The power of timing

Written on 03/22/2025
JC Barnett III


How repeating a grade changed my life

When I was a kid, academics didn’t come easy for me. It wasn’t because I wasn’t smart but because I lacked maturity at my age when I started school. My birthday is June 29, which meant I was placed in school at the earliest eligible age. While that might not be an issue for some, it was for me. At just six years old in first grade, I found myself struggling to keep up with my classmates, many of whom were months older than me.

At that stage of development, even a few months can make a big difference in a child’s ability to grasp new concepts. By the time I reached second grade, my struggles became even more noticeable. My older peers seemed to breeze through the material, and I just couldn’t catch up. It was frustrating, discouraging, and made school feel like a place I didn’t want to be. I developed a tremendous amount of anxiety.

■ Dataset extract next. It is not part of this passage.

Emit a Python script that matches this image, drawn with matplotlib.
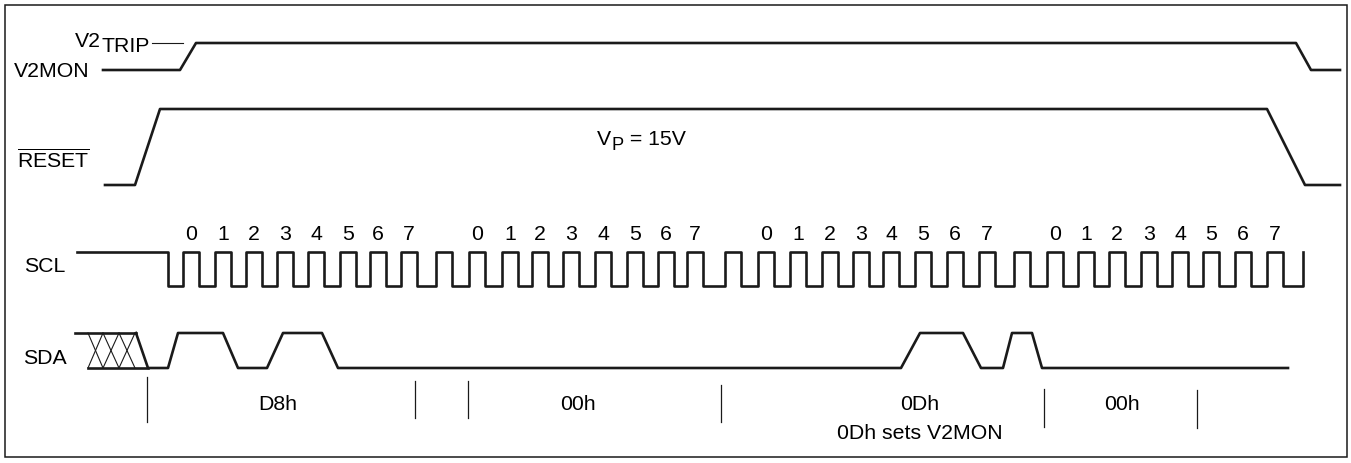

Then, at the end of my second-grade year, my parents made a tough but life-changing decision for me: they held me back. At the time, I didn’t fully understand why. All I knew was that while my friends were moving on to third grade, I would be repeating second grade. But looking back, I see how that decision completely changed my life for the better.

Once I repeated second grade, everything changed. I was no longer trying to keep up; I was right where I needed to be. My confidence grew. My understanding deepened. My overall experience in school improved drastically. I was able to excel in a way that I hadn’t before, I finally felt like I belonged.

As I’ve grown, I’ve thought a lot about the role age plays in early education. I particularly believe that the ideal age to begin first grade is seven years old. At that age, most children are more developmentally prepared to handle the academic and social demands of school.

They have stronger cognitive skills, better emotional regulation. They simply are more ready to succeed. Rushing a child into school too early can create unnecessary struggles that might follow them for years.

As an adult, I see even more clearly how God used that moment in my life to shape me. In February, I had the opportunity to speak to about 200 kids at Pettit Park School, and I shared my story with them. I wanted them to know that struggling in school doesn’t mean they aren’t capable. It just might mean they need more time, like I did.

For parents, making the decision to hold a child back can be difficult. But sometimes, the best way to love your child is to give them the time they need to grow. Many children across our country struggle with reading and other academic skills, and addressing those struggles early can completely change the trajectory of their lives.

Looking back, I am so grateful that my parents had the wisdom and courage to do what was best for me. That extra year wasn’t a setback; it was a setup for success.